# [Aim of the exercise]
In the entries, find all lines that hold the word "code" and copy them.

# [Data for the task]
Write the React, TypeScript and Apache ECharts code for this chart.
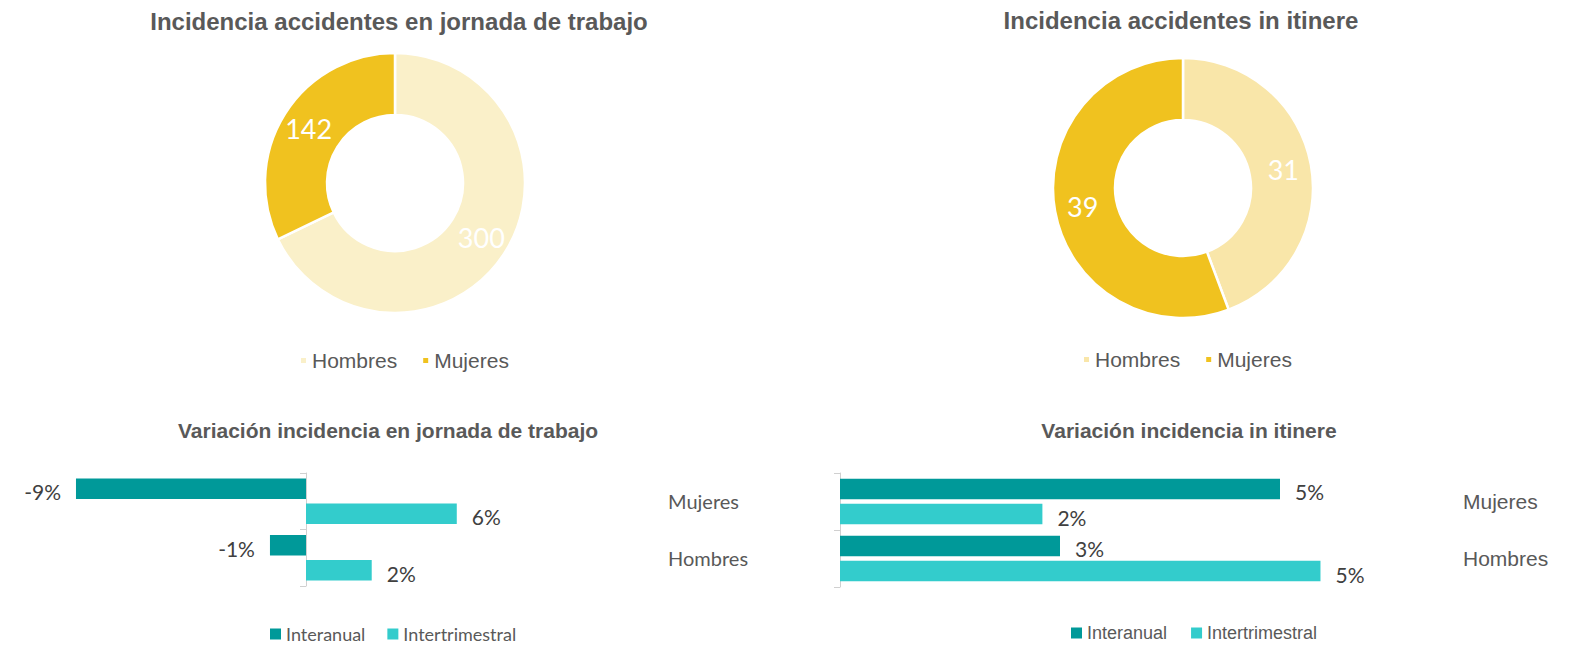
import React, { useEffect, useRef } from 'react';
import * as echarts from 'echarts';

// ---- Data ----
const sexLabels = ['Hombres', 'Mujeres'];
const jornadaCounts = [300, 142];
const itinereCounts = [31, 39];

const barCategories = ['Mujeres', 'Hombres'];
const barSeriesNames = ['Interanual', 'Intertrimestral'];
const jornadaInteranual = [-8.68, -1.36];
const jornadaIntertrimestral = [5.69, 2.48];
const itinereInteranual = [5.0, 2.5];
const itinereIntertrimestral = [2.3, 5.46];

const titles = [
  'Incidencia accidentes en jornada de trabajo',
  'Incidencia accidentes in itinere',
  'Variación incidencia en jornada de trabajo',
  'Variación incidencia in itinere',
];

// ---- Styles ----
const ARIAL = '"Liberation Sans", Arial, sans-serif';
const GEO = 'Lato, "Open Sans", sans-serif';
const GRAY = '#595959';
const jornadaColors = ['#FAF0C9', '#F0C21F'];
const itinereColors = ['#F9E6A9', '#F0C21F'];
const barColors = ['#009999', '#33CCCC'];
const AXIS_GRAY = '#D0D0D0';

function pieData(values: number[], colors: string[]) {
  return sexLabels.map((n, i) => ({ name: n, value: values[i], itemStyle: { color: colors[i] } }));
}

function barData(values: number[]) {
  return values.map((v) => ({ value: v, label: { position: v < 0 ? 'left' : 'right' } }));
}

export default function App() {
  const ref = useRef<HTMLDivElement>(null);
  useEffect(() => {
    if (!ref.current) return;
    const chart = echarts.init(ref.current, undefined, { renderer: 'svg' });

    const pieCommon = {
      type: 'pie',
      radius: [68, 130],
      startAngle: 90,
      clockwise: true,
      avoidLabelOverlap: false,
      label: {
        show: true,
        position: 'inside',
        formatter: '{c}',
        color: '#ffffff',
        fontFamily: GEO,
        fontSize: 27,
      },
      labelLine: { show: false },
      itemStyle: { borderColor: '#ffffff', borderWidth: 2.5 },
      emphasis: { disabled: true },
    };

    const barLabel = (font: string) => ({
      show: true,
      formatter: (p: any) => Math.round(p.value) + '%',
      distance: 15,
      color: '#404040',
      fontFamily: font,
      fontSize: 21,
      offset: [0, 3],
    });

    const barCommon = {
      type: 'bar',
      barWidth: 20.5,
      barGap: '22%',
      emphasis: { disabled: true },
    };

    const titleStyle = (size: number) => ({
      fontSize: size,
      fontWeight: 'bold',
      fontFamily: ARIAL,
      fill: GRAY,
      align: 'center',
      verticalAlign: 'middle',
    });

    const option: any = {
      animation: false,
      graphic: [
        { type: 'text', x: 399, y: 21, style: { text: titles[0], ...titleStyle(24) } },
        { type: 'text', x: 1181, y: 20, style: { text: titles[1], ...titleStyle(24) } },
        { type: 'text', x: 388, y: 430, style: { text: titles[2], ...titleStyle(21) } },
        { type: 'text', x: 1189, y: 430, style: { text: titles[3], ...titleStyle(21) } },
      ],
      legend: [
        {
          data: sexLabels.map((n, i) => ({ name: n, itemStyle: { color: jornadaColors[i] } })),
          left: 299, top: 350, padding: 0, icon: 'rect', itemWidth: 7, itemHeight: 7, itemGap: 24,
          selectedMode: false,
          textStyle: { fontFamily: ARIAL, fontSize: 21, color: GRAY },
        },
        {
          data: sexLabels.map((n, i) => ({ name: n, itemStyle: { color: itinereColors[i] } })),
          left: 1082, top: 349, padding: 0, icon: 'rect', itemWidth: 7, itemHeight: 7, itemGap: 24,
          selectedMode: false,
          textStyle: { fontFamily: ARIAL, fontSize: 21, color: GRAY },
        },
        {
          data: barSeriesNames.map((n, i) => ({ name: n, itemStyle: { color: barColors[i] } })),
          left: 270, top: 625, padding: 0, icon: 'rect', itemWidth: 11, itemHeight: 11, itemGap: 22,
          selectedMode: false,
          textStyle: { fontFamily: GEO, fontSize: 18, color: GRAY },
        },
        {
          data: barSeriesNames.map((n, i) => ({ name: n, itemStyle: { color: barColors[i] } })),
          left: 1071, top: 624, padding: 0, icon: 'rect', itemWidth: 11, itemHeight: 11, itemGap: 24,
          selectedMode: false,
          textStyle: { fontFamily: ARIAL, fontSize: 18, color: GRAY },
        },
      ],
      grid: [
        { left: 41, top: 473, width: 477, height: 113, outerBoundsMode: 'none' },
        { left: 840, top: 473, width: 528, height: 114, outerBoundsMode: 'none' },
      ],
      xAxis: [
        { gridIndex: 0, type: 'value', min: -10, max: 8, show: false },
        { gridIndex: 1, type: 'value', min: 0, max: 6, show: false },
      ],
      yAxis: [
        {
          gridIndex: 0, type: 'category', data: barCategories, inverse: true,
          axisLine: { show: true, onZero: true, lineStyle: { color: AXIS_GRAY } },
          axisTick: { show: true, length: 6, lineStyle: { color: AXIS_GRAY } },
          axisLabel: { margin: -627, align: 'left', color: GRAY, fontFamily: GEO, fontSize: 20 },
          splitLine: { show: false },
        },
        {
          gridIndex: 1, type: 'category', data: barCategories, inverse: true,
          axisLine: { show: true, onZero: true, lineStyle: { color: AXIS_GRAY } },
          axisTick: { show: true, length: 6, lineStyle: { color: AXIS_GRAY } },
          axisLabel: { margin: -623, align: 'left', color: GRAY, fontFamily: ARIAL, fontSize: 21 },
          splitLine: { show: false },
        },
      ],
      series: [
        { ...pieCommon, name: 'jornada', center: [395, 183], data: pieData(jornadaCounts, jornadaColors) },
        { ...pieCommon, name: 'itinere', center: [1183, 188], data: pieData(itinereCounts, itinereColors) },
        {
          ...barCommon, name: barSeriesNames[0], xAxisIndex: 0, yAxisIndex: 0,
          data: barData(jornadaInteranual), itemStyle: { color: barColors[0] }, label: barLabel(GEO),
        },
        {
          ...barCommon, name: barSeriesNames[1], xAxisIndex: 0, yAxisIndex: 0,
          data: barData(jornadaIntertrimestral), itemStyle: { color: barColors[1] }, label: barLabel(GEO),
        },
        {
          ...barCommon, name: barSeriesNames[0], xAxisIndex: 1, yAxisIndex: 1,
          data: barData(itinereInteranual), itemStyle: { color: barColors[0] }, label: barLabel(GEO),
        },
        {
          ...barCommon, name: barSeriesNames[1], xAxisIndex: 1, yAxisIndex: 1,
          data: barData(itinereIntertrimestral), itemStyle: { color: barColors[1] }, label: barLabel(GEO),
        },
      ],
    };

    chart.setOption(option);
    return () => chart.dispose();
  }, []);

  return (
    <div
      ref={ref}
      style={{ position: 'fixed', left: 0, top: 0, width: 1573, height: 645, background: '#ffffff' }}
    />
  );
}
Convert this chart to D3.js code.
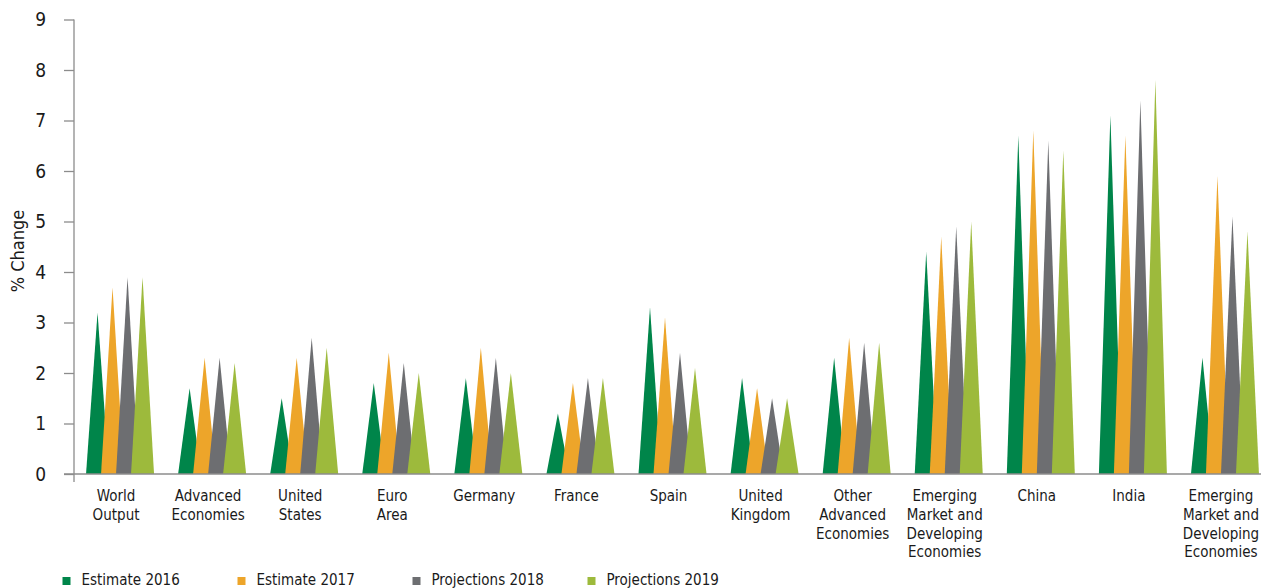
<!DOCTYPE html>
<html>
<head>
<meta charset="utf-8">
<script src="https://cdn.jsdelivr.net/npm/d3@7"></script>
<style>
  html, body { margin: 0; padding: 0; background: #fff; }
  svg { display: block; }
  .lbl { font-family: "Liberation Sans Narrow", "DejaVu Sans Condensed", "Noto Sans", sans-serif; fill: #1a1a1a; }
</style>
</head>
<body>
<script>
// Growth by region, % change
const categories = [
  "World|Output", "Advanced|Economies", "United|States", "Euro|Area", "Germany",
  "France", "Spain", "United|Kingdom", "Other|Advanced|Economies",
  "Emerging|Market and|Developing|Economies", "China", "India",
  "Emerging|Market and|Developing|Economies"
];
const seriesNames = ["Estimate 2016", "Estimate 2017", "Projections 2018", "Projections 2019"];
const est2016  = [3.2, 1.7, 1.5, 1.8, 1.9, 1.2, 3.3, 1.9, 2.3, 4.4, 6.7, 7.1, 2.3];
const est2017  = [3.7, 2.3, 2.3, 2.4, 2.5, 1.8, 3.1, 1.7, 2.7, 4.7, 6.8, 6.7, 5.9];
const proj2018 = [3.9, 2.3, 2.7, 2.2, 2.3, 1.9, 2.4, 1.5, 2.6, 4.9, 6.6, 7.4, 5.1];
const proj2019 = [3.9, 2.2, 2.5, 2.0, 2.0, 1.9, 2.1, 1.5, 2.6, 5.0, 6.4, 7.8, 4.8];
const yTicks = [0, 1, 2, 3, 4, 5, 6, 7, 8, 9];
const colors = ["#00854a", "#eda52a", "#6d6e71", "#9dba3c"];

const seriesValues = [est2016, est2017, proj2018, proj2019];

const W = 1261, H = 588;
const svg = d3.select("body").append("svg").attr("width", W).attr("height", H);

const x0 = d3.scaleBand().domain(d3.range(categories.length)).range([74, 1271]);
const x1 = d3.scaleBand().domain(seriesNames).range([-30, 30]);
const y = d3.scaleLinear().domain([0, 9]).range([474, 19.5]);
const halfBase = 11.5;
const axisColor = "#8c8c8c";

// spike marks, drawn series by series so later years overlap earlier ones
seriesNames.forEach((name, si) => {
  svg.append("g")
    .selectAll("path")
    .data(seriesValues[si])
    .join("path")
    .attr("fill", colors[si])
    .attr("d", (v, i) => {
      const cx = x0(i) + x0.bandwidth() / 2 + x1(name) + x1.bandwidth() / 2;
      return `M${cx - halfBase},${y(0)}L${cx},${y(v)}L${cx + halfBase},${y(0)}Z`;
    });
});

// y axis
const yAxis = svg.append("g")
  .attr("transform", "translate(74,0)")
  .call(d3.axisLeft(y).tickValues(yTicks).tickSize(10).tickPadding(18).tickSizeOuter(0));
yAxis.select(".domain").remove();
yAxis.selectAll(".tick line").attr("stroke", axisColor).attr("stroke-width", 1.3);
yAxis.selectAll(".tick text")
  .attr("class", "lbl")
  .style("font-size", "19px")
  .attr("fill", "#1a1a1a");

svg.append("line")
  .attr("x1", 74).attr("x2", 74)
  .attr("y1", y(9)).attr("y2", 482)
  .attr("stroke", axisColor).attr("stroke-width", 1.3);

// x axis baseline
svg.append("line")
  .attr("x1", 64).attr("x2", W)
  .attr("y1", y(0)).attr("y2", y(0))
  .attr("stroke", axisColor).attr("stroke-width", 1.3);

// category labels
const catG = svg.append("g");
categories.forEach((c, i) => {
  const cx = x0(i) + x0.bandwidth() / 2 - 4;
  const t = catG.append("text")
    .attr("class", "lbl")
    .attr("text-anchor", "middle")
    .style("font-size", "15px")
    .attr("x", cx)
    .attr("y", 501);
  c.split("|").forEach((line, li) => {
    t.append("tspan")
      .attr("x", cx)
      .attr("dy", li === 0 ? 0 : 18.8)
      .text(line);
  });
});

// y axis title
svg.append("text")
  .attr("class", "lbl")
  .attr("text-anchor", "middle")
  .style("font-size", "18px")
  .attr("transform", "translate(24,251) rotate(-90)")
  .text("% Change");

// legend
const legend = svg.append("g");
seriesNames.forEach((name, i) => {
  const g = legend.append("g").attr("transform", `translate(${62.5 + i * 175},0)`);
  g.append("rect").attr("x", 0).attr("y", 577).attr("width", 8).attr("height", 8).attr("fill", colors[i]);
  g.append("text")
    .attr("class", "lbl")
    .style("font-size", "15px")
    .attr("x", 19).attr("y", 585)
    .text(name);
});
</script>
</body>
</html>
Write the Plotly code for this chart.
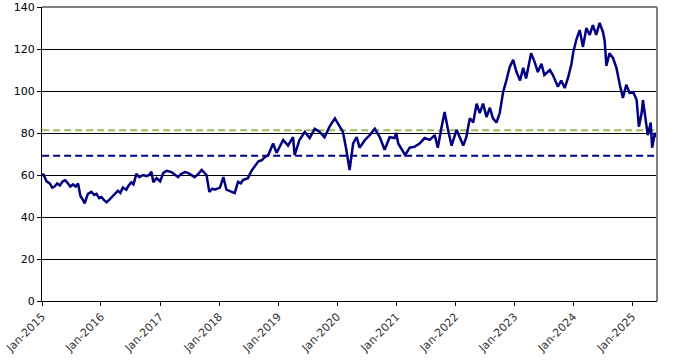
import plotly.graph_objects as go

dates = [
    "2015-01-02", "2015-01-09", "2015-01-29", "2015-02-18", "2015-03-05", "2015-03-20", "2015-04-05",
    "2015-04-21", "2015-05-10", "2015-05-25", "2015-06-10", "2015-06-25", "2015-07-12", "2015-07-28",
    "2015-08-12", "2015-08-27", "2015-09-12", "2015-09-22", "2015-10-12", "2015-11-03", "2015-11-20",
    "2015-12-04", "2015-12-20",
    "2016-01-04", "2016-01-20", "2016-02-05", "2016-02-25", "2016-03-15", "2016-04-15", "2016-04-30",
    "2016-05-15", "2016-06-06", "2016-06-20", "2016-07-07", "2016-07-20", "2016-08-07", "2016-08-25",
    "2016-09-18", "2016-10-08", "2016-10-25", "2016-11-08", "2016-11-20", "2016-12-10",
    "2017-01-01", "2017-01-21", "2017-02-10", "2017-03-12", "2017-04-05", "2017-04-22", "2017-05-10",
    "2017-06-03", "2017-06-22", "2017-07-10", "2017-08-03", "2017-08-25", "2017-09-15", "2017-10-15",
    "2017-11-01", "2017-11-20", "2017-12-06",
    "2018-01-06", "2018-01-27", "2018-02-15", "2018-03-18", "2018-04-07", "2018-04-28", "2018-05-15",
    "2018-05-28", "2018-06-28", "2018-07-20", "2018-08-09", "2018-09-01", "2018-09-21", "2018-10-10",
    "2018-11-01", "2018-12-01", "2018-12-22",
    "2019-01-01", "2019-02-01", "2019-03-03", "2019-04-03", "2019-04-13", "2019-05-13", "2019-06-15",
    "2019-07-15", "2019-08-15", "2019-09-15", "2019-10-15", "2019-11-15", "2019-12-18",
    "2020-01-18", "2020-02-06", "2020-02-27", "2020-03-18", "2020-04-09", "2020-05-01", "2020-05-19",
    "2020-06-21", "2020-07-21", "2020-08-21", "2020-09-21", "2020-10-21", "2020-11-21", "2020-12-21",
    "2021-01-01", "2021-01-13", "2021-02-25", "2021-03-25", "2021-04-25", "2021-05-25", "2021-06-25",
    "2021-07-27", "2021-08-27", "2021-09-15", "2021-10-06", "2021-10-27", "2021-11-17", "2021-12-09",
    "2022-01-09", "2022-02-01", "2022-02-19", "2022-03-10", "2022-04-01", "2022-04-22", "2022-05-13",
    "2022-06-01", "2022-06-22", "2022-07-13", "2022-08-03", "2022-08-22", "2022-09-13", "2022-10-03",
    "2022-10-24", "2022-11-13", "2022-12-04", "2022-12-25",
    "2023-01-15", "2023-02-06", "2023-02-25", "2023-03-15", "2023-04-15", "2023-05-06", "2023-05-27",
    "2023-06-18", "2023-07-06", "2023-08-09", "2023-08-28", "2023-09-28", "2023-10-18", "2023-11-09",
    "2023-12-01", "2023-12-21",
    "2024-01-01", "2024-01-22", "2024-02-10", "2024-03-01", "2024-03-22", "2024-04-12", "2024-05-01",
    "2024-05-22", "2024-06-12", "2024-07-03", "2024-07-13", "2024-07-24", "2024-08-12", "2024-09-03",
    "2024-09-24", "2024-10-15", "2024-11-03", "2024-11-24", "2024-12-15",
    "2025-01-06", "2025-01-27", "2025-02-10", "2025-02-27", "2025-03-07", "2025-03-27", "2025-04-06",
    "2025-04-24", "2025-05-03", "2025-05-19", "2025-05-28",
]

values = [
    59.5, 60.5, 57, 56, 54, 54.5, 56,
    55, 57, 57.5, 56, 54.5, 55.5, 54.5,
    56, 50, 48, 46.5, 51, 52, 50.5,
    51, 49,
    49.5, 48, 47, 48.5, 50, 52.5, 51.5,
    54, 53, 55, 56.5, 55.5, 60.5, 59,
    60, 59.5, 60, 61.5, 56.5, 58.5,
    57, 61, 62, 61.4, 60, 59, 60.5,
    61.4, 61, 60, 59, 60.5, 62.4, 60,
    52, 53.5, 53,
    54, 59, 53, 52, 51.4, 56.7, 56,
    57.6, 58.5, 62, 64, 66.5, 67, 68.5,
    69.5, 75, 70.5,
    72, 76.7, 74, 78, 69.5, 76.7, 80.5,
    77.6, 82, 80.5, 78, 83, 87,
    83, 80.5, 72, 62.4, 75, 78, 73,
    76.7, 79, 82, 78, 72, 78, 77.6,
    80, 75, 69.5, 73, 73.5, 75, 77.6,
    76.7, 79, 73, 82, 90, 81.5, 74,
    81.5, 77.6, 74, 78, 87, 85, 94,
    89.5, 94, 87.6, 92, 87, 85, 89.5,
    99.5, 105, 111.5, 114.8,
    109, 105, 111, 106, 118, 114, 109,
    113, 107.6, 110, 107.6, 102, 105, 101.4,
    106.7, 113,
    118.6, 125, 129, 121, 130, 126.7, 131.4,
    126.7, 132.4, 128, 124, 112, 118, 115.7,
    111, 103, 96.7, 103, 99,
    99.5, 95.7, 83, 89.5, 95.7, 86, 79,
    85, 73, 80, 78,
]

upper_level = 81.3
lower_level = 69.2

y_ticks = [0, 20, 40, 60, 80, 100, 120, 140]
x_tick_dates = ["2015-01-01", "2016-01-01", "2017-01-01", "2018-01-01", "2019-01-01", "2020-01-01",
                "2021-01-01", "2022-01-01", "2023-01-01", "2024-01-01", "2025-01-01"]
x_tick_labels = ["Jan-2015", "Jan-2016", "Jan-2017", "Jan-2018", "Jan-2019", "Jan-2020",
                 "Jan-2021", "Jan-2022", "Jan-2023", "Jan-2024", "Jan-2025"]

x_start = "2015-01-01"
x_end = "2025-06-02"

fig = go.Figure()

fig.add_trace(go.Scatter(
    x=[dates[0], dates[-1]], y=[upper_level, upper_level], mode="lines",
    line=dict(color="#9BBB59", width=2, dash="7px,4px"), hoverinfo="skip", showlegend=False))
fig.add_trace(go.Scatter(
    x=[dates[0], dates[-1]], y=[lower_level, lower_level], mode="lines",
    line=dict(color="#000080", width=2, dash="7px,4px"), hoverinfo="skip", showlegend=False))
fig.add_trace(go.Scatter(
    x=dates, y=values, mode="lines",
    line=dict(color="#000080", width=2.5), showlegend=False))

# gray top / right frame
fig.add_shape(type="line", xref="paper", yref="paper", x0=0, x1=1, y0=1, y1=1,
              line=dict(color="#808080", width=2), layer="above")
fig.add_shape(type="line", xref="paper", yref="paper", x0=1, x1=1, y0=0, y1=1,
              line=dict(color="#808080", width=2), layer="above")

fig.update_layout(
    width=677, height=360,
    margin=dict(l=42, r=20, t=7, b=59),
    paper_bgcolor="white", plot_bgcolor="white",
    font=dict(family="DejaVu Sans", size=11, color="black"),
    xaxis=dict(
        type="date", range=[x_start, x_end], automargin=False,
        tickvals=x_tick_dates, ticktext=x_tick_labels, tickangle=-45,
        ticks="outside", ticklen=4, tickcolor="black",
        showline=True, linecolor="black", linewidth=1,
        showgrid=False, zeroline=False,
        tickfont=dict(family="DejaVu Sans", size=11, color="#333333"),
    ),
    yaxis=dict(
        range=[0, 140], tickvals=y_ticks, automargin=False,
        ticks="outside", ticklen=4, tickcolor="black",
        showline=True, linecolor="black", linewidth=1,
        showgrid=True, gridcolor="black", gridwidth=1,
        zeroline=False,
        tickfont=dict(family="DejaVu Sans", size=11, color="black"),
    ),
)

fig.write_html(
    "out.html",
    config={"displayModeBar": False},
    post_script="document.body.style.margin='0px';document.body.style.padding='0px';",
)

# [Answer to this problem]
Write the React, TypeScript and Apache ECharts code for this chart.
Convert this chart to D3.js code.
Write the Plotly code for this chart.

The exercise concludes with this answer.